Thursday, December 8, 2016

Cultural Popcorn

I received my first Christmas card of the season today, from my high school World Cultures teacher.  World Cultures was one component of a course called “Humanities.”  It included, aside from World Cultures, Speech and English class as well.

Looking back at that course from my life now, I’m almost tempted to laugh.  A sad, somewhat disbelieving, somewhat awed chuckle with a hint of mirth.  She taught us so much, tried to teach us so much more.  She was herself quite cultured in the world and endeavored to share all her experiences with her students.  We were not cultured, our blue-collar town on the edge of a decaying manufacturing giant, a city with ethnic lines left from immigration patterns a hundred years ago, a place where we could tell the difference between those with German, Polish or Swedish heritage, but not between the first-generation Chinese, Vietnamese or Laotian immigrants.  A classroom full of students the majority of whom, I can say from my last high school reunion, were not destined for four-year college or moving out of the state.

It was the 1996-97 school year; she tried to teach us about the Rwandan genocide.  The facts were learned, but nothing really sank in until last year when I saw Unexplored Interior at Mosaic Theater here in D.C.  Her teaching had put a seed in my head, but not like a bean seed to sprout and grow gradually, like a popcorn seed that exploded with meaning and awe as I started to understand just what she had taken on in even trying to get us to understand something so inconceivable to our young minds even while the world was still seeking to understand how and why and what.

She brought in couscous for us try on a world food day.  I’d never heard of it before; I don’t think any of us in class had ever had it before.  I liked it but went home and ate my potatoes and veggies; for the next dozen-some years couscous remained an exotic dish to come across in the fancy instant-food section of the grocery store where very salty little just-add-water cups of soup and grain appeared.  Now, there are 6 tubs of couscous in my pantry, owing to my inability to properly manage my Amazon Subscribe and Save subscriptions, or my ability to accidentally order massive quantities of things I don’t need---however you want to view it.

She organized and chaperoned a group trip to Paris---she was also the French teacher---giving us opportunities to see places like Versailles and Monet’s garden up close.  Again, places I wouldn’t even begin to understand until much later, until some other experience of life connected dots she’d drawn on my brain.

There are probably many more seeds sitting in my head, waiting to pop, many more dots on my brain waiting for life to draw the connecting lines.

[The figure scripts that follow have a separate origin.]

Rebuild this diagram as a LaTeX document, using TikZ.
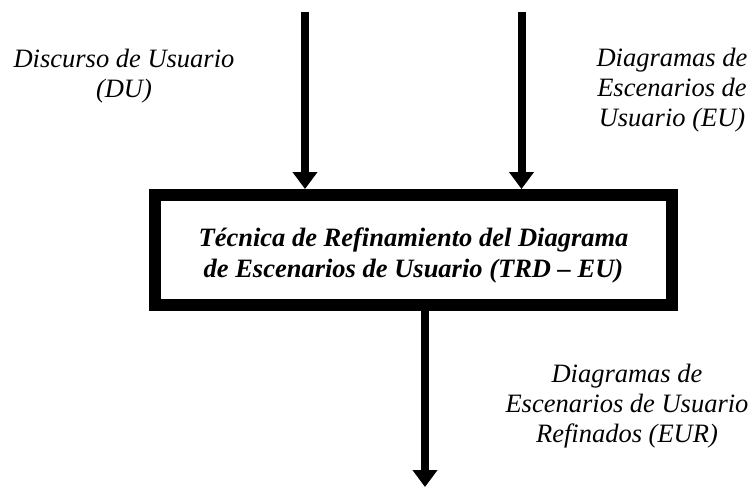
\documentclass[tikz,border=0pt]{standalone}
\usepackage{fontspec}
\setmainfont{Liberation Serif}
\usepackage{tikz}
\usetikzlibrary{arrows.meta, positioning}
\tikzset{
	x = 1pt,
	y = -1pt,
	flow/.style={
		-{Triangle[width=24pt,length=17pt]},
		line width=8pt
	},
	technique/.style={
		draw,
		rectangle,
		line width=12pt,
		minimum width=517pt,
		minimum height=110pt,
		inner sep=0pt
	},
	title/.style={
		align=center,
		font=\fontsize{26.5}{31}\selectfont\bfseries\itshape
	},
	artifact/.style={
		align=center,
		anchor=base,
		inner sep=0pt,
		font=\fontsize{26.5}{30}\selectfont\itshape
	}
}
\begin{document}
\begin{tikzpicture}
	\useasboundingbox (0,0) rectangle (753,488);

	\node[technique] at (413.5,250) (trd) {};
	\node[title] at ([yshift=-5pt]trd.center) (trdtext) {Técnica de Refinamiento del Diagrama\\de Escenarios de Usuario (TRD -- EU)};

	\coordinate (du) at (305,12);
	\coordinate (eu) at (521.5,12);
	\coordinate (eur) at (425,487);

	% anchor=base sits on the last line
	\node[artifact] at (124,97) (dulabel) {Discurso de Usuario\\(DU)};
	\node[artifact] at (672,126) (eulabel) {Diagramas de\\Escenarios de\\Usuario (EU)};
	\node[artifact] at (627,442) (eurlabel) {Diagramas de\\Escenarios de Usuario\\Refinados (EUR)};

	\draw[flow] (du) -- (du |- trd.north);
	\draw[flow] (eu) -- (eu |- trd.north);
	\draw[flow] (trd.south -| eur) -- (eur);
\end{tikzpicture}
\end{document}
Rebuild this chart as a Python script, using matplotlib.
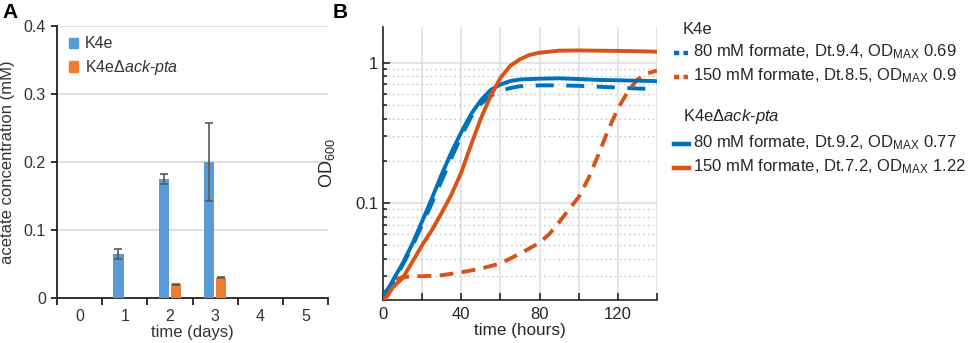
import matplotlib
matplotlib.use("Agg")
import matplotlib.pyplot as plt
import numpy as np
from matplotlib.patches import Patch
from matplotlib.lines import Line2D
from matplotlib.ticker import LogLocator, NullFormatter

plt.rcParams['font.family'] = ['Liberation Sans', 'DejaVu Sans']
plt.rcParams['mathtext.fontset'] = 'custom'
plt.rcParams['mathtext.rm'] = 'Liberation Sans'
plt.rcParams['mathtext.it'] = 'Liberation Sans:italic'
plt.rcParams['lines.scale_dashes'] = False

# ---- panel A data (acetate) ----
days = [0, 1, 2, 3, 4, 5]
k4e_acetate = [0, 0.065, 0.175, 0.200, 0, 0]
k4e_acetate_err = [0, 0.007, 0.008, 0.057, 0, 0]
dack_acetate = [0, 0, 0.020, 0.030, 0, 0]
dack_acetate_err = [0, 0, 0.001, 0.001, 0, 0]
acetate_yticks = [0, 0.1, 0.2, 0.3, 0.4]
acetate_yticklabels = ["0", "0.1", "0.2", "0.3", "0.4"]

# ---- panel B data (growth curves, OD600) ----
t_k4e_80 = [0, 5, 10, 15, 20, 25, 30, 35, 40, 45, 50, 55, 60, 65, 70, 80, 90, 100, 110, 120, 130, 140]
od_k4e_80 = [0.022, 0.027, 0.036, 0.049, 0.070, 0.10, 0.145, 0.21, 0.30, 0.41, 0.51, 0.58, 0.63,
             0.66, 0.68, 0.69, 0.69, 0.685, 0.675, 0.665, 0.655, 0.65]

t_k4e_150 = [0, 2.5, 5, 8, 10, 15, 20, 30, 40, 50, 60, 70, 80, 85, 90, 95, 100, 105, 110, 115,
             120, 125, 130, 135, 140]
od_k4e_150 = [0.021, 0.024, 0.027, 0.029, 0.0295, 0.030, 0.030, 0.0305, 0.032, 0.034, 0.037,
              0.0435, 0.052, 0.060, 0.073, 0.090, 0.11, 0.15, 0.22, 0.33, 0.47, 0.62, 0.76, 0.84, 0.88]

t_dack_80 = [0, 2.5, 5, 10, 15, 20, 25, 30, 35, 40, 45, 50, 55, 60, 65, 70, 80, 90, 100, 110, 120, 130, 140]
od_dack_80 = [0.022, 0.024, 0.028, 0.037, 0.051, 0.074, 0.108, 0.16, 0.23, 0.32, 0.43, 0.54, 0.64,
              0.70, 0.74, 0.76, 0.77, 0.775, 0.765, 0.755, 0.75, 0.745, 0.74]

t_dack_150 = [0, 2.5, 5, 10, 15, 20, 25, 30, 35, 40, 45, 50, 55, 60, 65, 70, 75, 80, 90, 100,
              110, 120, 130, 140]
od_dack_150 = [0.020, 0.022, 0.025, 0.029, 0.038, 0.05, 0.064, 0.085, 0.115, 0.165, 0.26, 0.40,
               0.58, 0.78, 0.95, 1.06, 1.14, 1.18, 1.22, 1.225, 1.22, 1.215, 1.21, 1.20]

hour_ticks = [0, 20, 40, 60, 80, 100, 120, 140]
hour_labels = ["0", "", "40", "", "80", "", "120", ""]

BAR_BLUE = '#5B9BD5'
BAR_ORANGE = '#ED7D31'
ML_BLUE = '#0072BD'
ML_ORANGE = '#D95319'
W, H = 969, 343

fig = plt.figure(figsize=(W / 100, H / 100), dpi=100)

# ================= panel A =================
ax1 = fig.add_axes([57 / W, 1 - 298 / H, (328 - 57) / W, (298 - 26) / H])
x = np.arange(len(days))
bw = 0.225
ax1.bar(x - 0.14, k4e_acetate, bw, color=BAR_BLUE, zorder=3)
ax1.bar(x + 0.14, dack_acetate, bw, color=BAR_ORANGE, zorder=3)
for xs, vals, errs in [(x - 0.14, k4e_acetate, k4e_acetate_err), (x + 0.14, dack_acetate, dack_acetate_err)]:
    m = np.array(vals) > 0
    ax1.errorbar(xs[m], np.array(vals)[m], yerr=np.array(errs)[m], fmt='none',
                 ecolor='#595959', elinewidth=1.2, capsize=3, capthick=1.2, zorder=4)

ax1.set_xlim(-0.5, 5.5)
ax1.set_ylim(0, 0.4)
ax1.set_xticks(x)
ax1.set_xticklabels([str(d) for d in days])
ax1.set_xticks(np.arange(-0.5, 6, 1), minor=True)
ax1.set_yticks(acetate_yticks)
ax1.set_yticklabels(acetate_yticklabels)
ax1.tick_params(axis='x', which='major', length=0, pad=8, labelsize=11.5, labelcolor='#333333')
ax1.tick_params(axis='x', which='minor', length=5, width=1.3, direction='out', color='#222222')
ax1.tick_params(axis='y', length=4, width=1.3, direction='out', labelsize=11.5,
                labelcolor='#333333', color='#222222', pad=4)
ax1.grid(axis='y', color='#d9d9d9', lw=1.2, zorder=0)
for s in ['top', 'right']:
    ax1.spines[s].set_visible(False)
for s in ['left', 'bottom']:
    ax1.spines[s].set_color('#222222')
    ax1.spines[s].set_linewidth(1.3)
ax1.set_xlabel('time (days)', fontsize=12, color='#333333', labelpad=1)
ax1.set_ylabel('acetate concentration (mM)', fontsize=12, color='#333333', labelpad=6)
leg = ax1.legend(handles=[Patch(color=BAR_BLUE, label='K4e'),
                          Patch(color=BAR_ORANGE, label='K4eΔ$\\mathit{ack}$-$\\mathit{pta}$')],
                 loc='upper left', bbox_to_anchor=(0.02, 0.985), frameon=False, fontsize=11.5,
                 handlelength=0.6, handleheight=0.6, handletextpad=0.4, labelspacing=0.42,
                 borderaxespad=0)
for t in leg.get_texts():
    t.set_color('#333333')

# ================= panel B =================
ax2 = fig.add_axes([383 / W, 1 - 300 / H, (657 - 383) / W, (300 - 27) / H])
ax2.set_yscale('log')
ax2.plot(t_k4e_80, od_k4e_80, color=ML_BLUE, lw=2.8, dashes=(13, 9), zorder=3)
ax2.plot(t_k4e_150, od_k4e_150, color=ML_ORANGE, lw=2.8, dashes=(10, 6), zorder=3)
ax2.plot(t_dack_80, od_dack_80, color=ML_BLUE, lw=2.8, zorder=4, solid_capstyle='round')
ax2.plot(t_dack_150, od_dack_150, color=ML_ORANGE, lw=2.8, zorder=4, solid_capstyle='round')

ax2.set_xlim(0, 140)
ax2.set_ylim(0.0203, 1.8)
ax2.set_xticks(hour_ticks)
ax2.set_xticklabels(hour_labels)
ax2.set_yticks([0.1, 1])
ax2.set_yticklabels(['0.1', '1'])
ax2.yaxis.set_minor_locator(LogLocator(base=10, subs=np.arange(2, 10)))
ax2.yaxis.set_minor_formatter(NullFormatter())
ax2.tick_params(which='both', direction='in', color='#262626', width=1.2)
ax2.tick_params(which='major', length=5, labelsize=12, labelcolor='#262626')
ax2.tick_params(which='minor', length=3)
ax2.tick_params(axis='x', pad=5)
ax2.grid(which='major', color='#e0e0e0', lw=1.2, zorder=0)
ax2.grid(which='minor', axis='y', color='#c8c8c8', lw=1.0, linestyle=(0, (1.2, 2.2)), zorder=0)
for s in ['top', 'right']:
    ax2.spines[s].set_visible(False)
for s in ['left', 'bottom']:
    ax2.spines[s].set_color('#262626')
    ax2.spines[s].set_linewidth(1.2)
ax2.set_xlabel('time (hours)', fontsize=12.3, color='#262626', labelpad=1)
ax2.set_ylabel('OD$_{600}$', fontsize=13, color='#262626', labelpad=13)

# ---- manual legend for panel B ----
def fx(px):
    return px / W

def fy(py):
    return 1 - py / H

legend_rows = [
    ('K4e', None, None, 30),
    ('80 mM formate, Dt.9.4, OD$_{\\rm MAX}$ 0.69', ML_BLUE, 'dash', 52),
    ('150 mM formate, Dt.8.5, OD$_{\\rm MAX}$ 0.9', ML_ORANGE, 'dash', 76),
    ('K4eΔ$\\mathit{ack}$-$\\mathit{pta}$', None, None, 117),
    ('80 mM formate, Dt.9.2, OD$_{\\rm MAX}$ 0.77', ML_BLUE, 'solid', 143),
    ('150 mM formate, Dt.7.2, OD$_{\\rm MAX}$ 1.22', ML_ORANGE, 'solid', 167),
]
for label, col, style, py in legend_rows:
    if col is None:
        fig.text(fx(683), fy(py), label, fontsize=12, color='#262626', va='center', ha='left')
    else:
        if style == 'dash':
            ln = Line2D([fx(674), fx(688)], [fy(py + 1), fy(py + 1)], transform=fig.transFigure,
                        color=col, lw=3.2, dashes=(3.8, 3))
        else:
            ln = Line2D([fx(674), fx(689)], [fy(py + 1), fy(py + 1)], transform=fig.transFigure,
                        color=col, lw=3.2)
        fig.add_artist(ln)
        fig.text(fx(693), fy(py), label, fontsize=12, color='#262626', va='center', ha='left')

# panel letters
fig.text(fx(2), fy(12), 'A', fontsize=15, fontweight='bold', va='center', ha='left')
fig.text(fx(333), fy(12), 'B', fontsize=15, fontweight='bold', va='center', ha='left')

fig.savefig('out.png', dpi=100)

I thought of her last week, standing in Switzerland, looking at artistic Christmas cards written in French, wondering if she could have imagined this 20 years ago, imagined that I’d be standing there, in Geneva, yards from my ridiculously fancy hotel, in a suit, on official travel, staring at tiny paper birds adorning a script “Meilleurs Voeux.”  She always saw so much more in us than we could possibly see in ourselves.  She challenged us to dream beyond our classroom walls, our snowy streets, our giant lake.

She taught us about far-off places I thought I’d never see and tried to get us to see the same in the differences, the us in every them.

I am so very thankful for that, and thankful that my Christmas season has begun with a beautiful card from her and a thoughtful note that continues to emphasize the us in every them.